[time-nuts] Line Voltage - USA

Gregory Maxwell gmaxwell at gmail.com
Mon Jan 2 03:36:58 EST 2017


On Mon, Jan 2, 2017 at 4:49 AM, Bill Byrom <time at radio.sent.com> wrote:
> Most US homes and small businesses are powered by what is commonly
> called a "split-phase" 240 V feed. The final distribution system
> transformer has a 240 V center-tapped secondary. The center tap is
> grounded, and three wires are fed to the building (actually it might be
> up to around 6 houses):
> (1) Leg L1 or phase A (red wire) -- This wire will measure 120 V to the
>     neutral or 240 V to Leg L2.
> (2) Neutral (white wire) -- This wire is grounded at the distribution
>     system and at the service entrance to the building.
> (3) Leg L2 phase B (black wire) -- This wire will measure 120 V to the
>     neutral or 240 V to Leg L1.

When someone here previously mentioned observing high voltage, one
possible cause for this in this common "split-phase" configuration  is
that if the neutral wire is overloaded, damaged, poorly connected, or
otherwise has high resistance,  the voltage on the two legs will swing
wildly and in opposite directions depending on load.

So, e.g. if you put a 1kw load on L1 while L2 is nearly unloaded then
perhaps L1s voltage drops to 108v while L2 rises to 132v.

The reason for this is that, e.g. imagine that the neutral were
removed completely you would effectively be connecting your appliances
in a parallel-series circuit (all on L1 in parallel, all on L2 in
parallel, the both in series) across the 240v feed.

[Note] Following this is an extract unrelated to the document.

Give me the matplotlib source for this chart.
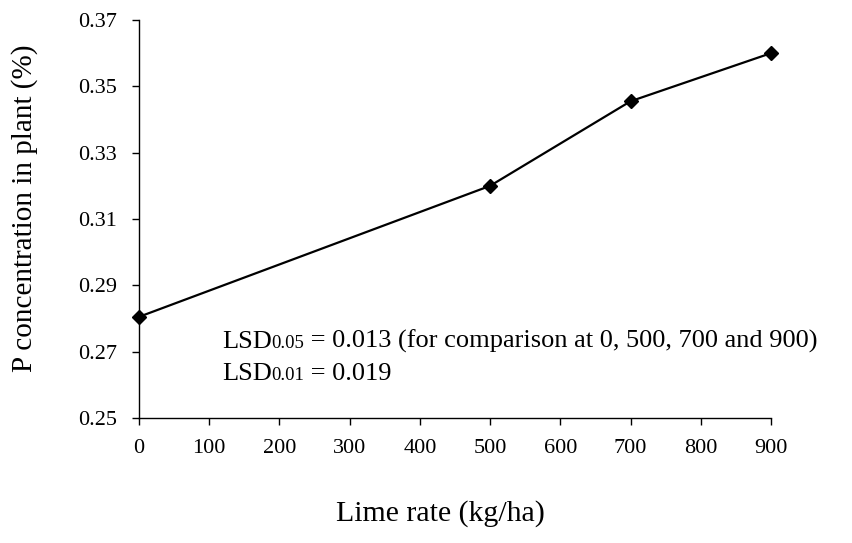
import numpy as np
import matplotlib
matplotlib.use('Agg')
import matplotlib.pyplot as plt
from matplotlib.transforms import offset_copy

# Lime rate (kg/ha) vs P concentration in plant (%)
lime_rate = [0, 500, 700, 900]
p_conc = [0.2805, 0.320, 0.3455, 0.360]

x_ticks = [0, 100, 200, 300, 400, 500, 600, 700, 800, 900]
y_ticks = [0.25, 0.27, 0.29, 0.31, 0.33, 0.35, 0.37]

lsd_lines = [("LSD", "0.05", " = 0.013 (for comparison at 0, 500, 700 and 900)"),
             ("LSD", "0.01", " = 0.019")]

plt.rcParams['font.family'] = ['Liberation Serif', 'DejaVu Serif']

fig = plt.figure(figsize=(8.53, 5.43), dpi=100)
ax = fig.add_axes([139/853, 1-418/543, (771-139)/853, (418-20)/543])

ax.plot(lime_rate, p_conc, color='black', lw=1.6, marker='D', ms=7,
        markerfacecolor='black', markeredgecolor='black', clip_on=False)

ax.set_xlim(0, 900)
ax.set_ylim(0.25, 0.37)
ax.set_xticks(x_ticks)
ax.set_yticks(y_ticks)
ax.set_yticklabels(['%.2f' % v for v in y_ticks])
ax.tick_params(axis='both', direction='out', length=5, width=1, labelsize=16)
ax.tick_params(axis='y', pad=11)
ax.tick_params(axis='x', pad=10)
for s in ['top', 'right']:
    ax.spines[s].set_visible(False)
for s in ['left', 'bottom']:
    ax.spines[s].set_linewidth(1.0)

fig.text(440/853, 1-514/543, 'Lime rate (kg/ha)', ha='center', va='center', fontsize=21.5)
fig.text(25/853, 1-208/543, 'P concentration in plant (%)', ha='center', va='center',
         rotation=90, fontsize=21)

# LSD annotation, built from pieces so the subscripts are smaller
renderer = fig.canvas.get_renderer()
baselines = [0.2711, 0.2615]
for (a, b, c), yb in zip(lsd_lines, baselines):
    dx = 0.0
    for txt, size in [(a, 19), (b, 13.5), (c, 19)]:
        tr = offset_copy(ax.transData, fig=fig, x=dx, y=0, units='dots')
        t = ax.text(118, yb, txt, fontsize=size, ha='left', va='baseline', transform=tr)
        bb = t.get_window_extent(renderer=renderer)
        dx += bb.width

fig.savefig('out.png', dpi=100)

I've had issues with neutrals several times in the past, and in one
instance, temporarily dealt with it by moving as much of the load to
240v as I could,  manually balancing the remaining loads, and then
using a digital multi-meter to dynamically control some additional
load to keep the voltage sane on each side.

I think the fact that you can end up with a much higher voltages at
the outlet if the neutral has problems is one of the more unfortunate
properties of the split-phase approach.